Exercise material »
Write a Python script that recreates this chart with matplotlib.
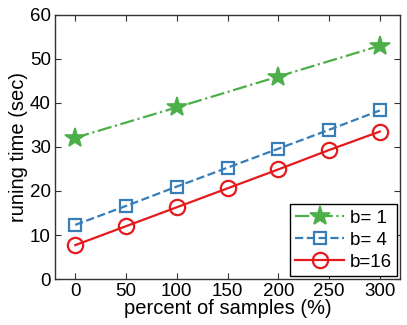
import matplotlib
matplotlib.use("Agg")
import matplotlib.pyplot as plt

plt.rcParams['font.family'] = ['Liberation Sans', 'DejaVu Sans']

# data
x_b1 = [0, 100, 200, 300]
y_b1 = [32.1, 39.0, 46.0, 53.0]
x_all = [0, 50, 100, 150, 200, 250, 300]
y_b4 = [12.3, 16.6, 21.0, 25.3, 29.6, 33.9, 38.3]
y_b16 = [7.7, 12.0, 16.3, 20.6, 24.9, 29.3, 33.5]
labels = ["b= 1", "b= 4", "b=16"]

fig = plt.figure(figsize=(4.07, 3.25), dpi=100)
ax = fig.add_axes([0.135, 0.1415, 0.848, 0.8125])

ax.plot(x_b1, y_b1, '-.', color='#4daf4a', marker='*', markersize=15,
        markerfacecolor='#4daf4a', markeredgewidth=1.2, lw=1.6, label=labels[0])
ax.plot(x_all, y_b4, '--', color='#377eb8', marker='s', markersize=9,
        markerfacecolor='none', markeredgewidth=1.6, lw=1.6, label=labels[1])
ax.plot(x_all, y_b16, '-', color='#e41a1c', marker='o', markersize=11,
        markerfacecolor='none', markeredgewidth=1.6, lw=1.6, label=labels[2])

ax.set_xlim(-20, 320)
ax.set_ylim(0, 60)
ax.set_xticks(x_all)
ax.set_yticks(range(0, 61, 10))
ax.tick_params(direction='in', top=True, right=True, length=4, width=0.8,
               labelsize=13.5, color='#333333', pad=3)
for s in ax.spines.values():
    s.set_linewidth(1.0)
    s.set_color('#333333')

ax.set_xlabel("percent of samples (%)", fontsize=14.5, labelpad=-1)
ax.set_ylabel("runing time (sec)", fontsize=14.5, labelpad=1)

leg = ax.legend(loc='lower right', fontsize=13.5, fancybox=False, framealpha=1,
                edgecolor='black', borderaxespad=0.15, handlelength=2.6,
                handletextpad=0.3, labelspacing=0.25, borderpad=0.3)
leg.get_frame().set_linewidth(1.0)

fig.savefig("out.png", dpi=100)
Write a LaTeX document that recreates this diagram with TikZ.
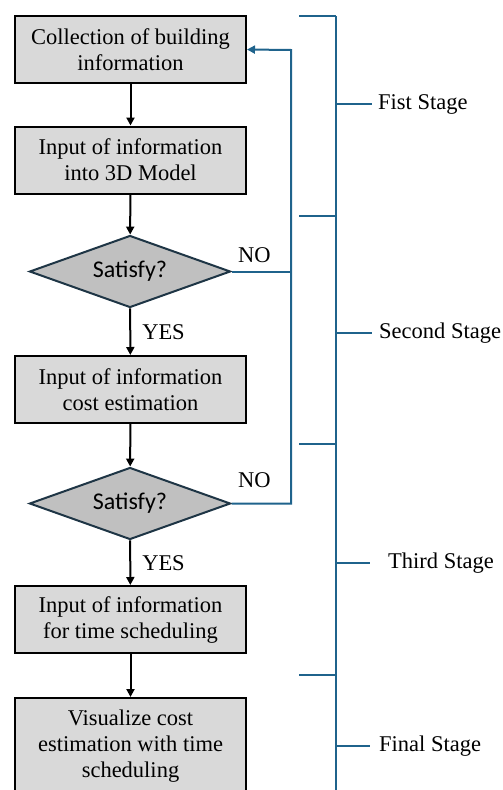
\documentclass[tikz,border=0pt]{standalone}
\usepackage{fontspec}
\setmainfont{Liberation Serif}
\newfontfamily\decfont{Carlito}
\usetikzlibrary{shapes.geometric,arrows.meta}
\definecolor{stageblue}{HTML}{1F638C}
\definecolor{boxgray}{HTML}{D9D9D9}
\definecolor{diagray}{HTML}{C0C0C0}
\definecolor{diaedge}{HTML}{1E3545}
\begin{document}
\begin{tikzpicture}[x=1pt,y=-1pt,
  font=\fontsize{22.5}{26}\selectfont,
  stepbox/.style={draw=black, line width=2pt, fill=boxgray, minimum width=231pt,
    minimum height=67pt, align=center, inner sep=0pt},
  decision/.style={diamond, aspect=2.8, draw=diaedge, line width=2pt, fill=diagray,
    minimum width=201pt, minimum height=72pt, inner sep=0pt,
    font=\decfont\fontsize{24}{28}\selectfont},
  flow/.style={draw=black, line width=2pt, -{Triangle[length=8pt,width=8pt]}},
  fb/.style={draw=stageblue, line width=2pt},
  stageline/.style={draw=stageblue, line width=2pt},
  lbl/.style={inner sep=0pt, anchor=west}]
\useasboundingbox (0,0) rectangle (503,790);

% process steps
\node[stepbox] (b1) at (130.5,49.5) {Collection of building\\information};
\node[stepbox] (b2) at (130.5,160) {Input of information\\into 3D Model};
\node[decision] (d1) at (130,271.5) {Satisfy?};
\node[stepbox] (b3) at (130.5,389.5) {Input of information\\cost estimation};
\node[decision] (d2) at (130,503.5) {Satisfy?};
\node[stepbox] (b4) at (130.5,619.5) {Input of information\\for time scheduling};
\node[stepbox, minimum height=96pt] (b5) at (130.5,746) {Visualize cost\\estimation with time\\scheduling};

% main flow
\draw[flow] (b1) -- (b2);
\draw[flow] (b2) -- (d1);
\draw[flow] (d1) -- node[lbl, xshift=11pt] (y1) {YES} (b3);
\draw[flow] (b3) -- (d2);
\draw[flow] (d2) -- node[lbl, xshift=11pt] (y2) {YES} (b4);
\draw[flow] (b4) -- (b5);

% feedback loops
\coordinate (fbtop) at (291,50);
\draw[fb] (d1.east) -- (d1.east -| fbtop);
\draw[fb, -{Triangle[length=8pt,width=8pt]}] (d2.east) -| (fbtop) -- (b1.east);
\node[lbl] (n1) at (238,255) {NO};
\node[lbl] (n2) at (238,480) {NO};

% stage bracket
\coordinate (st) at (336,16);
\coordinate (sb) at (336,800);
\draw[stageline] (st) -- (sb);
\foreach \yy/\nm in {16/t1,216/t2,444/t3,675/t4}{
  \coordinate (\nm) at (299,\yy);
  \draw[stageline] (\nm) -- (\nm -| st);
}
\node[lbl] (s1) at (378,104) {Fist Stage};
\node[lbl] (s2) at (379,333) {Second Stage};
\node[lbl] (s3) at (388,563) {Third Stage};
\node[lbl] (s4) at (379,746) {Final Stage};
\draw[stageline] (s1.west -| st) -- ([xshift=-6pt]s1.west);
\draw[stageline] (s2.west -| st) -- ([xshift=-7pt]s2.west);
\draw[stageline] (s3.west -| st) -- ([xshift=-18pt]s3.west);
\draw[stageline] (s4.west -| st) -- ([xshift=-9pt]s4.west);
\end{tikzpicture}
\end{document}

Exercise » From the first line above through the line containing "ax = fig.add_axes([0.135, 0.1415, 0.848, 0.8125])", copy everything exactly, without the pictures.

Full output »
Write a Python script that recreates this chart with matplotlib.
import matplotlib
matplotlib.use("Agg")
import matplotlib.pyplot as plt

plt.rcParams['font.family'] = ['Liberation Sans', 'DejaVu Sans']

# data
x_b1 = [0, 100, 200, 300]
y_b1 = [32.1, 39.0, 46.0, 53.0]
x_all = [0, 50, 100, 150, 200, 250, 300]
y_b4 = [12.3, 16.6, 21.0, 25.3, 29.6, 33.9, 38.3]
y_b16 = [7.7, 12.0, 16.3, 20.6, 24.9, 29.3, 33.5]
labels = ["b= 1", "b= 4", "b=16"]

fig = plt.figure(figsize=(4.07, 3.25), dpi=100)
ax = fig.add_axes([0.135, 0.1415, 0.848, 0.8125])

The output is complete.